The pathway to careers in science, technology, engineering and math isn’t always clear for students. This is especially true for women, who make up only 28 percent of the STEM workforce.
“That stat is even worse for our women of color,” says Kendall Latham, education strategist at Dell.
Exposure to STEM opportunities can encourage more K–12 girls to pursue the field, but ongoing mentorship and support can help them build the confidence they need for a future STEM career, showing them the pathway and opportunities that exist for women in these roles.
Girls Who Game is one organization supporting K–12 students with STEM opportunities. Dell, Microsoft and Intel partnered to create this extracurricular program, which uses gaming to encourage students to pursue STEM. Through educational games such as Minecraft, students are taught critical thinking, collaboration, communication, problem-solving skills and more.
Mentorship is one of the group’s three pillars, and it offers multiple opportunities for mentors to connect with players through technology.
Mentoring Opportunities Vary for Girls Who Game Participants
Dell, Microsoft and Intel employees can mentor students through the Girls Who Game program. There are different levels of mentorship, which require different time commitments and different technology, depending on what the employees can offer.
“We wanted to make sure everybody had an opportunity if they wanted to be a mentor,” Latham says. “It didn’t matter how much time they could invest.”
The mentorship opportunity with the least time commitment is asynchronous and requires mentors to create a five-minute video on Flipgrid. In the video, they describe the path they took to their current role, including exciting moments and stumbling blocks. Participating students can access all the Flipgrid videos the mentors create.
There are also panel interviews, in which three or four employees share their experiences. After watching the panel, players are encouraged to ask questions. The participating students are coached ahead of time on how to ask good questions and engage with adults in a professional manner.
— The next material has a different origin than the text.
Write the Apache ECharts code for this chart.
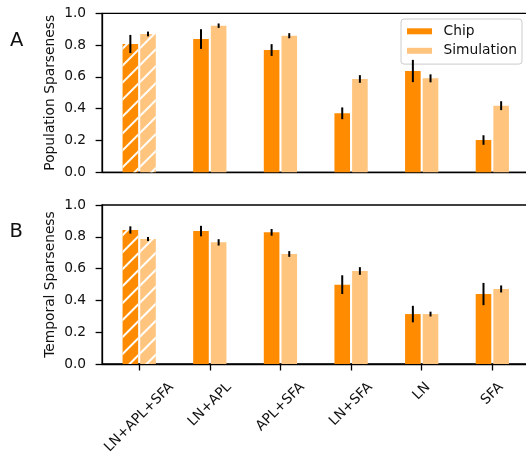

The final mentorship opportunity is a one-on-one mentorship and is offered to students who have experience with the program.
“When we first started, we had so much interest that we started to double up, and we had students with multiple mentors,” Latham says.
The panel discussions and one-on-one mentorships are managed virtually using Microsoft Teams.
“We have a full-time project manager who takes care of any technical aspects on the front end,” Latham says. “Sometimes she will do a prep call with the district, and she preps the mentors as well to make sure they’re ready.”
Technology Makes Games and Mentors Accessible to K–12 Participants
Many of the participants in the Girls Who Game program have access to devices to play the games and connect with their mentors. The program provides laptops to those who need them.
Girls Who Game operates as an extracurricular activity and therefore takes place on school grounds. “Because the mentorship opportunities occur at school and we’re not asking them to connect to Wi-Fi at home, most of the time students do have connectivity,” Latham says.
The devices, programs and connectivity give K–12 students the opportunity to learn skills and see themselves in a STEM career, opening the field to a wider group of future employees.